The hardware bugs are there. They're just handled.

saagarjha · 7 days ago

By what?

hedora · 8 days ago

I've had zero crashes in safari, ff or chrome in recent memory (except maybe OOMs). (Though I don't use Windows, so maybe that's part of the reason stuff just works?)

Perhaps you're part of the group driving hardware crashes up to 10% and need to fix your machine.

sgt · 7 days ago

I think most of it is just bad hardware, not specifically the RAM. Been using non-ECC desktop and laptop hardware for decades and I can't remember the machine crashing for .. I don't know, but a LONG time.

sfink · 7 days ago

There's a very good chance your system also does not have flaky memory. Most don't. You're not contradicting the post.

Zambyte · 8 days ago

What do you mean "the same amount"? If your browser never crashes, 10% of zero is zero.

pizza234 · 8 days ago

>> In other words up to 10% of all the crashes Firefox users see are not software bugs, they're caused by hardware defects!

> Bold claim. From my gut feeling this must be incorrect; I don't seem to get the same amount of crashes using chromium-based browsers such as thorium.

That's a misinterpretation. The finding refers to the composition of crashes, not the overall crash rate (which is not reported by the post).
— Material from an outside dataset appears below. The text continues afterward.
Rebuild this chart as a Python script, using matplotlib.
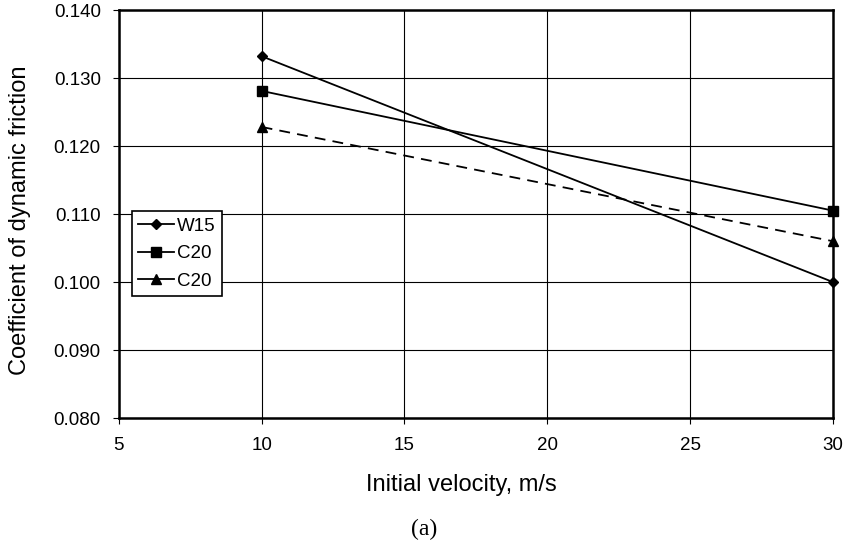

Brought to the extreme, there may have been 10 (reported) crashes in history of Firefox, and 1 due to faulty hardware, and the statement would still be correct.

estimator7292 · 8 days ago

He addresses this in the thread.

phyzome · 8 days ago

...normally browsers don't crash at all. Something's wrong with your computer.

maxerickson · 8 days ago

I mean, I've had quite some number of crashes that I can't correlate to anything.

Hardware problems are just as good a potential explanation for those as anything else.

cellular · 8 days ago

Maybe if Firefox tabs weren't such a memory hog it would be only 0.005% !

KennyBlanken · 8 days ago

"Software engineer thinks everyone's hardware is broken, couldn't possibly be bugs in his code" sums it up about right.